Вот что пишет о русах-язычниках византиец Лев Диакон: «Когда нет уже надежды на
спасение, они пронзают себе мечами внутренности и таким образом сами себя
убивают». Лев Диакон объясняет это убеждением русов, что пленные (в тексте —
«убитые в сражении с неприятелем», явная ошибка переписчика или самого Диакона),
по мнению северных язычников, остаются и после смерти рабами победителей.

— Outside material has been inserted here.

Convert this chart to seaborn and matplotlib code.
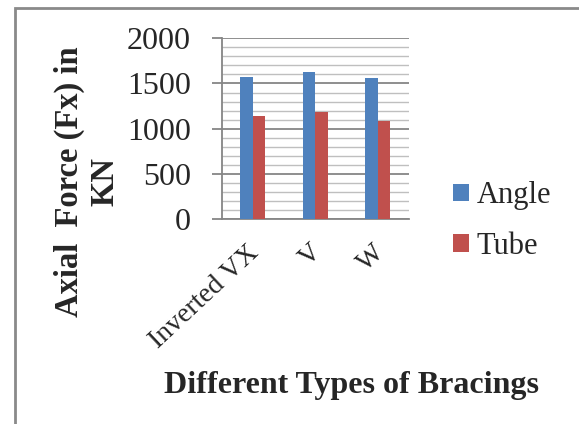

Трудно сказать, насколько достоверна ссылка придворного хрониста христианской
Византии на столь сокровенные поверья язычников. Во всяком случае, посмертное
рабство, как страшная кара клятвопреступникам, упоминается в договоре Руси с
Византией X века. Некоторые исследователи сомневаются в самом сообщении Диакона,
однако оно подтверждается (и уточняется) другими источниками. Так, Ибн
Мискавейх пишет о юноше-русе, последнем оставшемся в живых из группы русов,
подвергшихся атаке фанатиков-мусульман в садах Бердаа: «Когда он заметил, что
будет взят в плен, он влез на дерево, которое росло близко от него, и наносил
сам себе удары кинжалом своим в смертельные места до тех пор, пока не упал
мертвым». Здесь окончательно проясняется, что самоубийством спасались не от
смерти в бою от рук противника, а от плена.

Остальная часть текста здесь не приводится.